WHAT THIS TASK INVOLVES – Carry none of the pictures over; write out the complete data exactly.

** START **

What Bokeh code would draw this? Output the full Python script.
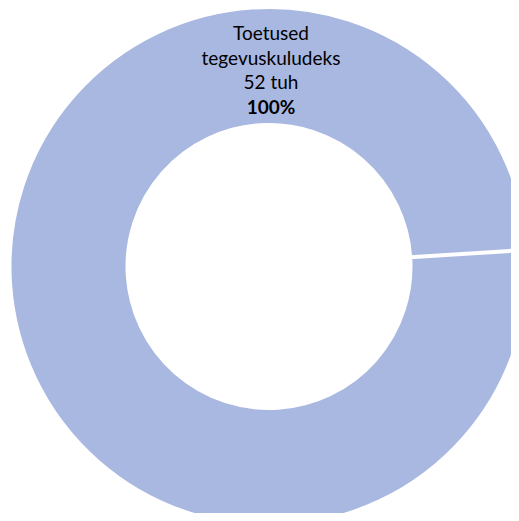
import math
from bokeh.plotting import figure
from bokeh.models import Range1d, ColumnDataSource
from bokeh.core.properties import value
from bokeh.embed import file_html
from bokeh.resources import INLINE

# data
categories = ["Toetused tegevuskuludeks"]
label_lines = [["Toetused", "tegevuskuludeks", "52 tuh"]]
values = [52]
percent_labels = ["100%"]

total = sum(values)
start_deg = 3.7
colors = ["#A9B8E0"]

W, H = 511, 513
p = figure(width=W, height=H, output_backend="svg", toolbar_location=None,
           x_range=Range1d(0, W), y_range=Range1d(0, H), min_border=0)
p.axis.visible = False
p.grid.visible = False
p.outline_line_color = None
p.background_fill_color = "white"

cx, cy = 268.5, 247.0
r_out, r_in = 259.5, 141.5

starts, ends = [], []
a = math.radians(start_deg)
for v in values:
    starts.append(a)
    a += 2 * math.pi * v / total
    ends.append(a)

src = ColumnDataSource(dict(cat=categories, start=starts, end=ends, color=colors))
p.annular_wedge(x=cx, y=cy, inner_radius=r_in, outer_radius=r_out,
                start_angle="start", end_angle="end", fill_color="color",
                line_color="white", line_width=4, direction="anticlock", source=src)

lab_r = 197
font = value("Lato")
for i, lines in enumerate(label_lines):
    mid = math.pi / 2  # single 100% slice: label sits at the top
    lx = cx + lab_r * math.cos(mid) + 2
    ly = cy + lab_r * math.sin(mid)
    n = len(lines) + 1
    step = 24.5
    offs = [(-(n - 1) / 2 + k) * step for k in range(n)]
    for k, t in enumerate(lines):
        p.text(x=[lx], y=[ly], text=[t], y_offset=offs[k], text_align="center",
               text_baseline="middle", text_font=font, text_font_size="19px",
               text_color="#000000")
    p.text(x=[lx], y=[ly], text=[percent_labels[i]], y_offset=offs[-1], text_align="center",
           text_baseline="middle", text_font=font, text_font_size="19px",
           text_font_style="bold", text_color="#000000")

open("out.html", "w").write(file_html(p, INLINE))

** END **

COMPLETE OUTPUT –
What Bokeh code would draw this? Output the full Python script.
import math
from bokeh.plotting import figure
from bokeh.models import Range1d, ColumnDataSource
from bokeh.core.properties import value
from bokeh.embed import file_html
from bokeh.resources import INLINE

# data
categories = ["Toetused tegevuskuludeks"]
label_lines = [["Toetused", "tegevuskuludeks", "52 tuh"]]
values = [52]
percent_labels = ["100%"]

total = sum(values)
start_deg = 3.7
colors = ["#A9B8E0"]

W, H = 511, 513
p = figure(width=W, height=H, output_backend="svg", toolbar_location=None,
           x_range=Range1d(0, W), y_range=Range1d(0, H), min_border=0)
p.axis.visible = False
p.grid.visible = False
p.outline_line_color = None
p.background_fill_color = "white"

cx, cy = 268.5, 247.0
r_out, r_in = 259.5, 141.5

starts, ends = [], []
a = math.radians(start_deg)
for v in values:
    starts.append(a)
    a += 2 * math.pi * v / total
    ends.append(a)

src = ColumnDataSource(dict(cat=categories, start=starts, end=ends, color=colors))
p.annular_wedge(x=cx, y=cy, inner_radius=r_in, outer_radius=r_out,
                start_angle="start", end_angle="end", fill_color="color",
                line_color="white", line_width=4, direction="anticlock", source=src)

lab_r = 197
font = value("Lato")
for i, lines in enumerate(label_lines):
    mid = math.pi / 2  # single 100% slice: label sits at the top
    lx = cx + lab_r * math.cos(mid) + 2
    ly = cy + lab_r * math.sin(mid)
    n = len(lines) + 1
    step = 24.5
    offs = [(-(n - 1) / 2 + k) * step for k in range(n)]
    for k, t in enumerate(lines):
        p.text(x=[lx], y=[ly], text=[t], y_offset=offs[k], text_align="center",
               text_baseline="middle", text_font=font, text_font_size="19px",
               text_color="#000000")
    p.text(x=[lx], y=[ly], text=[percent_labels[i]], y_offset=offs[-1], text_align="center",
           text_baseline="middle", text_font=font, text_font_size="19px",
           text_font_style="bold", text_color="#000000")

open("out.html", "w").write(file_html(p, INLINE))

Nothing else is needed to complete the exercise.